Objective
Set down the data below from its first line to the line holding "ax2.set_ylim(0.1721, 0.3539)", inclusive; omit all pictures.

^^^^^^^^

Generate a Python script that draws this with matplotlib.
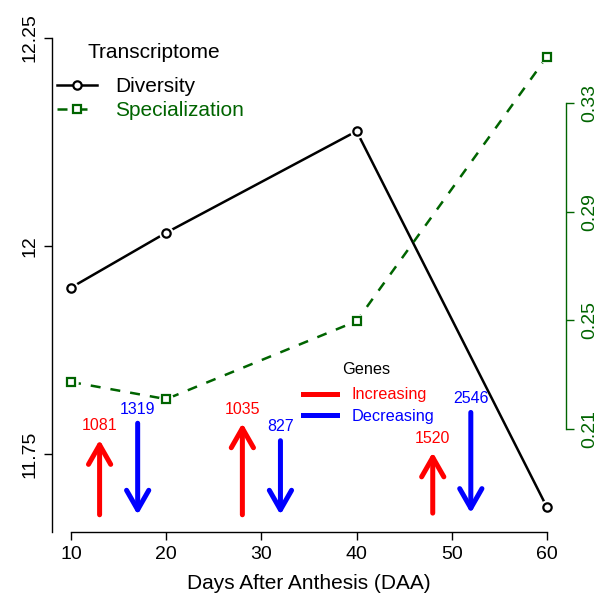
import matplotlib
matplotlib.use('Agg')
import matplotlib.pyplot as plt
from matplotlib.lines import Line2D

plt.rcParams['font.family'] = ['Liberation Sans', 'DejaVu Sans']

# ---- data ----
days = [10, 20, 40, 60]
diversity = [11.950, 12.016, 12.138, 11.686]
specialization = [0.2273, 0.2210, 0.2497, 0.3470]

up_days = [13, 28, 48]
up_base = [11.677, 11.677, 11.679]
up_tip = [11.767, 11.787, 11.752]
up_counts = [1081, 1035, 1520]

down_days = [17, 32, 52]
down_top = [11.787, 11.766, 11.800]
down_tip = [11.677, 11.677, 11.679]
down_counts = [1319, 827, 2546]

x_ticks = [10, 20, 30, 40, 50, 60]
left_ticks = [11.75, 12.0, 12.25]
left_labels = ['11.75', '12', '12.25']
right_ticks = [0.21, 0.25, 0.29, 0.33]
right_labels = ['0.21', '0.25', '0.29', '0.33']

GREEN = '#006400'
RED = '#FF0000'
BLUE = '#0000FF'

fig = plt.figure(figsize=(6, 6), dpi=100)
ax = fig.add_axes([52/600, 68/600, 514/600, 494/600])
ax.set_xlim(8, 62)
ax.set_ylim(11.6563, 12.25)
ax2 = ax.twinx()
ax2.set_ylim(0.1721, 0.3539)

# lines (type "b": gaps around points)
l1, = ax.plot(days, diversity, color='black', lw=1.8, zorder=3)
ax.plot(days, diversity, ls='none', marker='o', ms=10.5, mfc='white', mec='none', zorder=3.5)
ax.plot(days, diversity, ls='none', marker='o', ms=6, mfc='white', mec='black',
        mew=1.6, zorder=4)
l2, = ax2.plot(days, specialization, color=GREEN, lw=1.8, ls=(0, (4, 4)), zorder=3)
ax2.plot(days, specialization, ls='none', marker='o', ms=10.5, mfc='white', mec='none',
         zorder=3.5)
ax2.plot(days, specialization, ls='none', marker='s', ms=6, mfc='white', mec=GREEN,
         mew=1.6, zorder=4)

h_div = Line2D([], [], color='black', lw=1.8, marker='o', ms=6, mfc='white',
               mec='black', mew=1.6)
h_spe = Line2D([], [], color=GREEN, lw=1.8, ls=(0, (4, 4)), marker='s', ms=6,
               mfc='white', mec=GREEN, mew=1.6)

# arrows
astyle = '->,head_length=14,head_width=8'
for x, b, t, c in zip(up_days, up_base, up_tip, up_counts):
    ax.annotate('', xy=(x, t), xytext=(x, b),
                arrowprops=dict(arrowstyle=astyle, mutation_scale=1, color=RED,
                                lw=3.6, shrinkA=0, shrinkB=0,
                                capstyle='round', joinstyle='round'))
    ax.text(x, t + 0.017, str(c), ha='center', va='center', color=RED, fontsize=11.5)
for x, t, tip, c in zip(down_days, down_top, down_tip, down_counts):
    ax.annotate('', xy=(x, tip), xytext=(x, t),
                arrowprops=dict(arrowstyle=astyle, mutation_scale=1, color=BLUE,
                                lw=3.6, shrinkA=0, shrinkB=0,
                                capstyle='round', joinstyle='round'))
    ax.text(x, t + 0.017, str(c), ha='center', va='center', color=BLUE, fontsize=11.5)

# spines / ticks
ax.spines['top'].set_visible(False)
ax.spines['right'].set_visible(False)
ax.spines['bottom'].set_bounds(10, 60)
for s in ('top', 'left', 'bottom'):
    ax2.spines[s].set_visible(False)
ax2.spines['right'].set_bounds(0.21, 0.33)
ax2.spines['right'].set_color(GREEN)
for sp in list(ax.spines.values()) + list(ax2.spines.values()):
    sp.set_linewidth(1.0)

ax.set_xticks(x_ticks)
ax.tick_params(axis='x', direction='out', length=5.8, width=1.0, pad=4, labelsize=14)
ax.set_yticks(left_ticks, left_labels)
ax.tick_params(axis='y', direction='out', length=5.8, width=1.0, pad=4, labelsize=14)
for lab in ax.get_yticklabels():
    lab.set_rotation(90)
    lab.set_va('center')
ax2.set_yticks(right_ticks, right_labels)
ax2.tick_params(axis='y', direction='out', length=5.8, width=1.0, pad=5, labelsize=14,
                colors=GREEN)
for lab in ax2.get_yticklabels():
    lab.set_rotation(90)
    lab.set_va('center')

ax.set_xlabel('Days After Anthesis (DAA)', fontsize=15, labelpad=8)

# legends
ax2.text((154-52)/514, (532-53)/494, 'Transcriptome', transform=ax2.transAxes,
         ha='center', va='center', fontsize=15, color='black')
leg1 = ax2.legend(handles=[h_div, h_spe], labels=['Diversity', 'Specialization'],
                  loc='center left', bbox_to_anchor=((57-52)/514, (532-98.5)/494),
                  frameon=False, fontsize=15, handlelength=1.92, handletextpad=0.87,
                  labelspacing=0.22, borderpad=0, borderaxespad=0,
                  labelcolor=['black', GREEN])
ax2.add_artist(leg1)

ax2.text((366-52)/514, (532-369)/494, 'Genes', transform=ax2.transAxes,
         ha='center', va='center', fontsize=11.7, color='black')
h_inc = Line2D([], [], color=RED, lw=3.6)
h_dec = Line2D([], [], color=BLUE, lw=3.6)
leg2 = ax2.legend(handles=[h_inc, h_dec], labels=['Increasing', 'Decreasing'],
                  loc='center left', bbox_to_anchor=((303-52)/514, (532-405.5)/494),
                  frameon=False, fontsize=11.7, handlelength=2.09, handletextpad=0.92,
                  labelspacing=0.4, borderpad=0, borderaxespad=0,
                  labelcolor=[RED, BLUE])

fig.savefig('out.png', dpi=100)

^^^^^^^^

Worked answer
Generate a Python script that draws this with matplotlib.
import matplotlib
matplotlib.use('Agg')
import matplotlib.pyplot as plt
from matplotlib.lines import Line2D

plt.rcParams['font.family'] = ['Liberation Sans', 'DejaVu Sans']

# ---- data ----
days = [10, 20, 40, 60]
diversity = [11.950, 12.016, 12.138, 11.686]
specialization = [0.2273, 0.2210, 0.2497, 0.3470]

up_days = [13, 28, 48]
up_base = [11.677, 11.677, 11.679]
up_tip = [11.767, 11.787, 11.752]
up_counts = [1081, 1035, 1520]

down_days = [17, 32, 52]
down_top = [11.787, 11.766, 11.800]
down_tip = [11.677, 11.677, 11.679]
down_counts = [1319, 827, 2546]

x_ticks = [10, 20, 30, 40, 50, 60]
left_ticks = [11.75, 12.0, 12.25]
left_labels = ['11.75', '12', '12.25']
right_ticks = [0.21, 0.25, 0.29, 0.33]
right_labels = ['0.21', '0.25', '0.29', '0.33']

GREEN = '#006400'
RED = '#FF0000'
BLUE = '#0000FF'

fig = plt.figure(figsize=(6, 6), dpi=100)
ax = fig.add_axes([52/600, 68/600, 514/600, 494/600])
ax.set_xlim(8, 62)
ax.set_ylim(11.6563, 12.25)
ax2 = ax.twinx()
ax2.set_ylim(0.1721, 0.3539)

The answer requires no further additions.